Carmo Afonso tem hoje um artigo interessante no Público. Trata da incapacidade dos partidos de esquerda, como o PCP e o BE, de atrair eleitorado, apesar da solidez política dos seus candidatos. A questão residirá em que a generalidade das pessoas que trabalham por conta de terceiros não se considera como trabalhadora, mas como pertencendo à classe média, apesar de ter uma vida e rendimentos que a colocam muito abaixo da classe média. Quando votam, fazem-no não por aquilo que são, mas por aquilo que desejavam ser. Votam segundo as representações fantasiosas que têm do seu lugar na sociedade. Este fenómeno não é apenas português. Ele está presente em todas as democracias ocidentais.

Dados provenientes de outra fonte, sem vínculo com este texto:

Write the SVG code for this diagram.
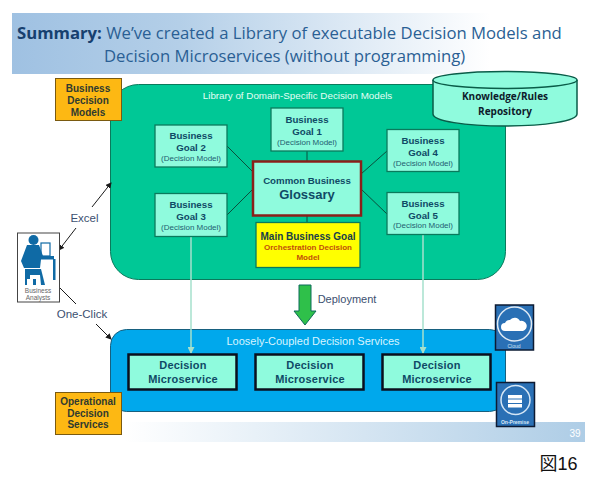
<svg xmlns="http://www.w3.org/2000/svg" width="590" height="485" viewBox="0 0 590 485">
<defs>
<linearGradient id="hd" x1="0" x2="1" y1="0" y2="0"><stop offset="0" stop-color="#9fc1e2"/><stop offset="0.35" stop-color="#b4cfe8"/><stop offset="1" stop-color="#ffffff"/></linearGradient>
<linearGradient id="ft" x1="0" x2="1" y1="0" y2="0"><stop offset="0" stop-color="#ffffff"/><stop offset="1" stop-color="#aecde6"/></linearGradient>
<marker id="ah" markerWidth="6" markerHeight="6" refX="5" refY="3" orient="auto" markerUnits="userSpaceOnUse"><path d="M0 0L6 3L0 6Z" fill="#1a1a1a"/></marker>
<marker id="pa" markerWidth="7" markerHeight="7" refX="6" refY="3.5" orient="auto" markerUnits="userSpaceOnUse"><path d="M0 0L7 3.5L0 7Z" fill="#a6e0cc"/></marker>
</defs>
<style>
text{font-family:"Liberation Sans",Arial,sans-serif;text-anchor:middle}
.goal{fill:#8ffbdd;stroke:#0a7a5c;stroke-width:1.3}
.gt{font-size:9.700px;font-weight:bold;fill:#0f4a66}
.gs{font-size:8px;fill:#1f6070}
.org{fill:#fdb813;stroke:#7a5a10;stroke-width:1}
.ot{font-size:10px;font-weight:bold;fill:#2f3a30}
.ms{fill:#8ffbdd;stroke:#0a0f1e;stroke-width:2.5}
.mt{font-size:11px;font-weight:bold;fill:#0f4a66;letter-spacing:.2px}
.lk{stroke:#0b4f3c;stroke-width:1;fill:none}
.ar{stroke:#1a1a1a;stroke-width:1;fill:none}
.pale{stroke:#a6e0cc;stroke-width:1.5;fill:none}
.lab{font-size:11.500px;fill:#3c5070}
.hd{font-family:"Open Sans","Noto Sans",sans-serif;font-size:16.700px;fill:#2a5f94;text-anchor:start}
.ic{fill:#2a70b5;stroke:#0d1b33;stroke-width:1.5}
</style>
<rect x="12" y="13" width="478" height="61" fill="url(#hd)"/>
<text class="hd" x="17" y="39"><tspan font-weight="bold" fill="#17406f">Summary:</tspan> We’ve created a Library of executable Decision Models and</text>
<text class="hd" x="104" y="62">Decision Microservices (without programming)</text>
<rect x="125" y="422" width="460" height="20" fill="url(#ft)"/>
<text x="575" y="437" font-size="10" fill="#ffffff">39</text>
<text x="558.500" y="470" font-size="18" fill="#111111" style="font-family:'Liberation Sans','Noto Sans CJK JP',sans-serif">図16</text>

<g id="library"><rect x="110.500" y="84.500" width="395" height="195" rx="28" fill="#00c896" stroke="#0a7a5c"/><text x="297.500" y="99" font-size="9.800" fill="#e4fff5">Library of Domain-Specific Decision Models</text></g>
<g id="services"><rect x="110.500" y="329.500" width="395" height="82" rx="16" fill="#00a8ec" stroke="#17607f"/><text x="313" y="345" font-size="11" fill="#d8f4ff">Loosely-Coupled Decision Services</text></g>

<g id="connectors">
<path class="lk" d="M227 146L253 172M227 215L253 189M307 151V161M307 215V222M361 174L387 151M361 189L387 214"/>
<path class="pale" d="M191 236V353" marker-end="url(#pa)"/>
<path class="pale" d="M423 235V353" marker-end="url(#pa)"/>
<path class="ar" d="M92 207L111 183" marker-end="url(#ah)"/>
<path class="ar" d="M76 228L59 250" marker-end="url(#ah)"/>
<path class="ar" d="M60 288L76 304"/>
<path class="ar" d="M96 324L111 339" marker-end="url(#ah)"/>
<path d="M299 285H311V311H316L305 325L294 311H299Z" fill="#2fc04a" stroke="#0d6a5a"/>
</g>
<text class="lab" x="84.500" y="222">Excel</text>
<text class="lab" x="82" y="318">One-Click</text>
<text x="347" y="303" font-size="11" fill="#3c5070">Deployment</text>

<g id="repository"><path d="M433 80V114C433 121 465 126 505 126S577 121 577 114V80" fill="#8ffbdd" stroke="#0a5c48" stroke-width="1.500"/><ellipse cx="505" cy="80" rx="72" ry="8.500" fill="#8ffbdd" stroke="#0a5c48" stroke-width="1.500"/><text x="505" y="100" font-size="10" font-weight="bold" fill="#0d1b2b" style="font-family:'Open Sans',sans-serif">Knowledge/Rules</text><text x="505" y="115" font-size="10" font-weight="bold" fill="#0d1b2b" style="font-family:'Open Sans',sans-serif">Repository</text></g>

<g id="bdm"><rect class="org" x="55.500" y="78.500" width="66" height="42"/><text class="ot" x="88" y="92">Business</text><text class="ot" x="88" y="104">Decision</text><text class="ot" x="88" y="116">Models</text></g>
<g id="ods"><rect class="org" x="55.500" y="392.500" width="66" height="42"/><text class="ot" x="88" y="405">Operational</text><text class="ot" x="88" y="417">Decision</text><text class="ot" x="88" y="428">Services</text></g>

<g id="goal1"><rect class="goal" x="271" y="108" width="72" height="43"/><text class="gt" x="307" y="123">Business</text><text class="gt" x="307" y="135">Goal 1</text><text class="gs" x="307" y="145">(Decision Model)</text></g>
<g id="goal2"><rect class="goal" x="155" y="125" width="72" height="42"/><text class="gt" x="191" y="139">Business</text><text class="gt" x="191" y="151">Goal 2</text><text class="gs" x="191" y="161">(Decision Model)</text></g>
<g id="goal3"><rect class="goal" x="155" y="193.500" width="72" height="43"/><text class="gt" x="191" y="208">Business</text><text class="gt" x="191" y="220">Goal 3</text><text class="gs" x="191" y="230">(Decision Model)</text></g>
<g id="goal4"><rect class="goal" x="387" y="129.500" width="72" height="42"/><text class="gt" x="423" y="144">Business</text><text class="gt" x="423" y="156">Goal 4</text><text class="gs" x="423" y="166">(Decision Model)</text></g>
<g id="goal5"><rect class="goal" x="387" y="192.500" width="72" height="42"/><text class="gt" x="423" y="207">Business</text><text class="gt" x="423" y="219">Goal 5</text><text class="gs" x="423" y="228">(Decision Model)</text></g>
<g id="glossary"><rect x="253" y="161.500" width="108" height="54" fill="#8ffbdd" stroke="#8a1f1a" stroke-width="2.500"/><text x="307" y="184" font-size="9.700" font-weight="bold" fill="#0f4a66">Common Business</text><text x="307" y="199" font-size="13" font-weight="bold" fill="#0f4a66">Glossary</text></g>
<g id="main"><rect x="256" y="222.500" width="104" height="45" fill="#ffff00" stroke="#0a7a5c" stroke-width="1.300"/><text x="308" y="240" font-size="10" font-weight="bold" fill="#17404a">Main Business Goal</text><text x="308" y="250" font-size="8" font-weight="bold" fill="#c2500a">Orchestration Decision</text><text x="308" y="260" font-size="8" font-weight="bold" fill="#c2500a">Model</text></g>

<g id="ms1"><rect class="ms" x="128.500" y="354.500" width="108" height="35"/><text class="mt" x="183" y="369">Decision</text><text class="mt" x="183" y="383">Microservice</text></g>
<g id="ms2"><rect class="ms" x="255.500" y="354.500" width="108" height="35"/><text class="mt" x="310" y="369">Decision</text><text class="mt" x="310" y="383">Microservice</text></g>
<g id="ms3"><rect class="ms" x="382.500" y="354.500" width="108" height="35"/><text class="mt" x="437" y="369">Decision</text><text class="mt" x="437" y="383">Microservice</text></g>

<g id="analyst"><rect x="17.500" y="233" width="42" height="69" fill="#ffffff" stroke="#444444"/>
<g fill="#0f6aa5"><circle cx="33.500" cy="240" r="5"/><path d="M27 245H39L43 256H54V259.500H41L40 268H24L21 261Z"/><rect x="41" y="243" width="9" height="13" fill="none" stroke="#0f6aa5" stroke-width="1.200"/><rect x="53" y="259" width="2.500" height="21"/><path d="M25 269H41L45 285H41L40 275H30V279H25Z"/><rect x="25" y="279" width="2" height="6"/><rect x="33" y="279" width="3" height="6"/></g>
<text x="38" y="292.500" font-size="6.500" fill="#666666">Business</text><text x="38" y="299.500" font-size="6.500" fill="#666666">Analysts</text></g>

<g id="cloud"><rect class="ic" x="495.500" y="305" width="38" height="45"/><circle cx="514.500" cy="324" r="17" fill="none" stroke="#ffffff" stroke-width="1.500" opacity=".85"/><path d="M505 331a4 4 0 0 1 0-8a5 5 0 0 1 5-3a6 6 0 0 1 10 1a5 5 0 0 1 3 10Z" fill="#ffffff"/><text x="514" y="348" font-size="5" fill="#cfe0f2">Cloud</text></g>
<g id="onprem"><rect class="ic" x="496.500" y="382.500" width="38" height="44" fill="#3d85c6"/><circle cx="515.500" cy="400" r="14.500" fill="none" stroke="#d5e6f5" stroke-width="1.500"/><g fill="#ffffff"><rect x="508" y="395" width="14" height="3.500"/><rect x="508" y="399.500" width="14" height="3.500"/><rect x="508" y="404" width="14" height="3.500"/></g><text x="515" y="424" font-size="5" font-weight="bold" fill="#dbe8f5">On-Premise</text></g>
</svg>
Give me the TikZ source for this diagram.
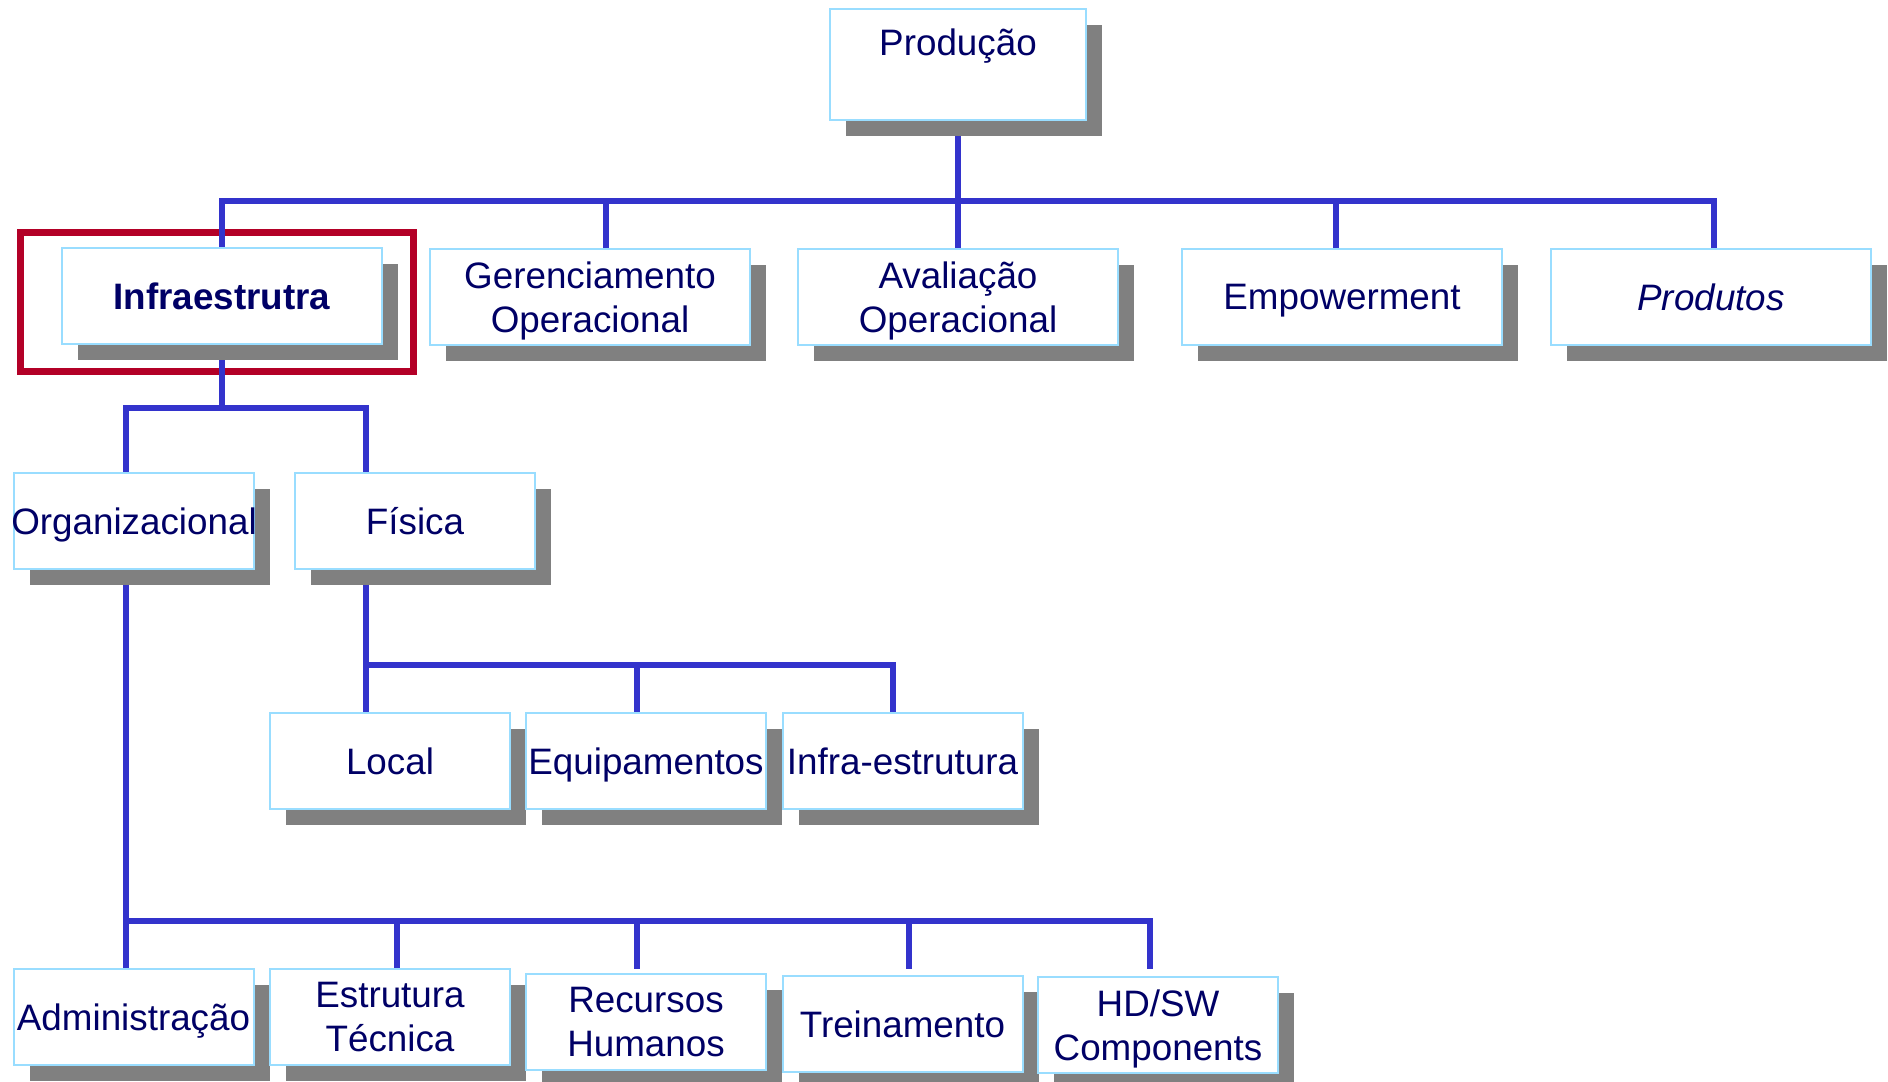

O equívoco da articulista não reside no diagnóstico, bastante adequada, que faz, mas no que diz acerca das causas e dos candidatos. Uma frase resume o equívoco: O problema não está nas causas e não está nos candidatos. A primeira questão que se deve pôr é a seguinte: para que servem bons candidatos e boas causas, se os eleitores não se sentem por eles motivados? Isto mostra que uma parte da esquerda, o caso não se aplica ao Partido Socialista e, eventualmente, ao Livre, não percebeu uma coisa. As pessoas não se sentem dignificadas por serem trabalhadoras. Elas pretendem livrar-se da sua condição e aquilo que a esquerda lhe oferece é a manutenção da sua condição, mesmo se melhor remunerada e reconhecida.
Essa esquerda nunca percebeu que, a partir de certa altura, as pessoas não votam por aquilo que que são, mas por aquilo que desejam ser e por aquilo que querem para os filhos e para os netos. Fundamentalmente, o seu voto funda-se na imaginação e não na razão. Ora, a esquerda descurou a imaginação, o imaginário daqueles que diz defender, e entregou-o à direita, seja à direita clássica, com as suas variantes conservadoras e liberais, seja à extrema-direita, cujo imaginário se adapta ao ressentimento de muitos trabalhadores que desejam ser outra coisa do que são. O que Carmo Afonso não equaciona é o esgotamento do discurso da esquerda, a sua falta de imaginação e o desacerto, cada vez maior, entre as suas causas e as causas dos eleitores que ela pensava pertencer-lhe pela condição de classe.